# What happens when two parameter values are equally likely?

Suppose you want an estimator for a parameter theta. What happens when two different values for theta yield the same likelihood? (I mean there are two equally likely values for theta that are more likely than every other.) Which is selected?

Would a Bayesian procedure yield a posterior distribution for theta that has two peaks?

Is there any example of such situation?

If two values of the parameter of interest have the same likelihood then it means that those values of theta are equally well supported by the data, according to the statistical model. It does not mean that those values are equally believable or that an inferential decision has to treat them the same.

Any Bayesian prior that gave more weight to one of the values than the other would give a posterior that renders one of the values more probable than the other.

You have not indicated the form of the likelihood function, or the nature of theta. It is possible for a likelihood function to be bimodal, but not every statistical model allows more than one peak and simple models involving the normal distribution will generally yield a bell-shaped likelihood function with a single mode. If theta is discrete then it is possible for two adjacent values to have the same likelihood even when the function has a single peak.

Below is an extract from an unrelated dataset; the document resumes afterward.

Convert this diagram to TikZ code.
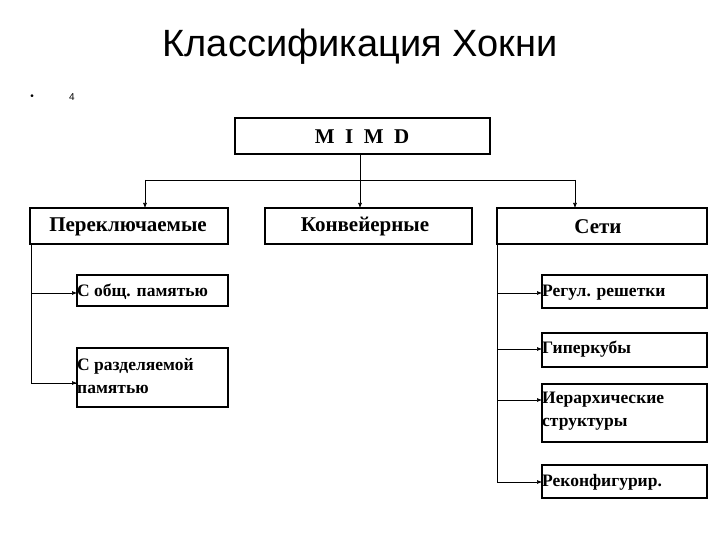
\documentclass[tikz,border=0pt]{standalone}
\usepackage{fontspec}
\setmainfont{Liberation Serif}
\newfontfamily\titlefont{Liberation Sans}
\usetikzlibrary{arrows.meta}
\begin{document}
\begin{tikzpicture}[x=1pt,y=-1pt,
  bx/.style={draw,line width=1.2pt},
  big/.style={font=\bfseries\fontsize{21}{24}\selectfont,inner sep=0pt},
  sm/.style={font=\bfseries\fontsize{17.5}{23}\selectfont,align=left,anchor=west,inner sep=0pt},
  arr/.style={-{Latex[length=5pt,width=4pt]},line width=0.6pt}]
\useasboundingbox (0,0) rectangle (720,540);
\node[font=\titlefont\fontsize{38}{42}\selectfont] (title) at (360,47) {Классификация Хокни};
\node[font=\titlefont\fontsize{10}{12}\selectfont] (bul) at (32,97) {•};
\node[font=\titlefont\fontsize{10}{12}\selectfont] (num) at (72,97) {4};
% boxes
\draw[bx] (235,118) rectangle (490,154);
\node[big] (mimd) at (362,137) {M\ \ I\ \ M\ \ D};
\coordinate (mimdB) at (360,154);
\draw[bx] (30,208) rectangle (228,244);
\node[big] (p) at (128,227) {Переключаемые};
\draw[bx] (265,208) rectangle (472,244);
\node[big] (k) at (365,227) {Конвейерные};
\draw[bx] (497,208) rectangle (707,244);
\node[big] (s) at (598,227) {Сети};
\draw[bx] (77,275) rectangle (228,306);
\node[sm] (p1) at (77,292) {С общ. памятью};
\draw[bx] (77,348) rectangle (228,407);
\node[sm] (p2) at (77,376) {С разделяемой\\памятью};
\draw[bx] (542,275) rectangle (707,308);
\node[sm] (s1) at (542,293) {Регул. решетки};
\draw[bx] (542,333) rectangle (707,367);
\node[sm] (s2) at (542,349) {Гиперкубы};
\draw[bx] (542,384) rectangle (707,442);
\node[sm] (s3) at (542,411) {Иерархические\\структуры};
\draw[bx] (542,465) rectangle (707,498);
\node[sm] (s4) at (542,482) {Реконфигурир.};
% connectors
\coordinate (bL) at (145,180); \coordinate (bR) at (575,180); \coordinate (bC) at (360,180);
\draw[line width=0.6pt] (mimdB) -- (bC);
\draw[line width=0.6pt] (bL) -- (bR);
\draw[arr] (bL) -- (145,208);
\draw[arr] (bC) -- (360,208);
\draw[arr] (bR) -- (575,208);
\draw[line width=0.6pt] (31,244) |- (77,383);
\draw[arr] (31,293) -- (77,293);
\draw[arr] (31,383) -- (77,383);
\draw[line width=0.6pt] (497,244) -- (497,482);
\draw[arr] (497,293) -- (542,293);
\draw[arr] (497,349) -- (542,349);
\draw[arr] (497,400) -- (542,400);
\draw[arr] (497,482) -- (542,482);
\end{tikzpicture}
\end{document}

The definition of non-identifiability is when multiple values of $\theta$ yield the same likelihood value. A scenario where this occurs is when there is exact collinearity, e.g. ${\rm cor}(X_1, X_2) = 1$ and

$$Y = \beta_0 + \beta_1 X_1 + \beta_2 X_2 + \varepsilon, \ \ \ \ \ \ \ \ \ \varepsilon \sim N(0, \sigma^2)$$

Under that model, $\beta_1$ and $\beta_2$ are not uniquely identified (although $\beta_1 + \beta_2$ is); this means, for example, $\hat \beta_1 = 1, \hat \beta_2 = 1$ is not distinguishable from $\hat \beta_1 = 2, \hat \beta_2 = 0$ (i.e. those two parameter values would generate identical likelihood values).

(Note: in that case the fitting software typically would flag the solution as non-identified and therefore would drop one of the variables automatically)

The other poster is correct that using a prior (or a likelihood penalty in regularized frequentist estimation) can often help to resolve stuff like this. That's one reason why ridge regression is used to combat the instability generated by collinearity.